Queridos hermanos y hermanas, también a vosotros os corresponde sensibilizar a las organizaciones que se dedican al mundo de los emigrantes y de los itinerantes con vistas a formas de corresponsabilidad. Este ámbito pastoral está vinculado a un fenómeno en continua expansión y, por lo tanto, vuestro papel deberá traducirse en respuestas concretas de cercanía y acompañamiento pastoral de las personas, teniendo en cuenta las distintas situaciones locales.

Invoco sobre cada uno de vosotros la luz del Espíritu Santo y la protección materna de la Virgen, renovando mi agradecimiento por el servicio que prestáis a la Iglesia y a la sociedad.

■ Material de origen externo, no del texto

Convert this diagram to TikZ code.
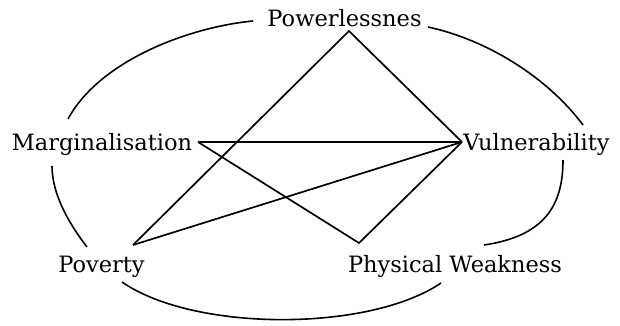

Que la inspiración del beato Juan Bautista Scalabrini, definido «Padre de los emigrantes» por el venerable Juan Pablo II y de quien el próximo 1 de junio recordamos los 105 años del nacimiento al cielo, ilumine vuestra actividad en favor de los emigrantes e itinerantes, y os impulse a una caridad cada vez más atenta, que les testimonie el amor indefectible de Dios. Por mi parte os aseguro la oración, mientras os bendigo de corazón.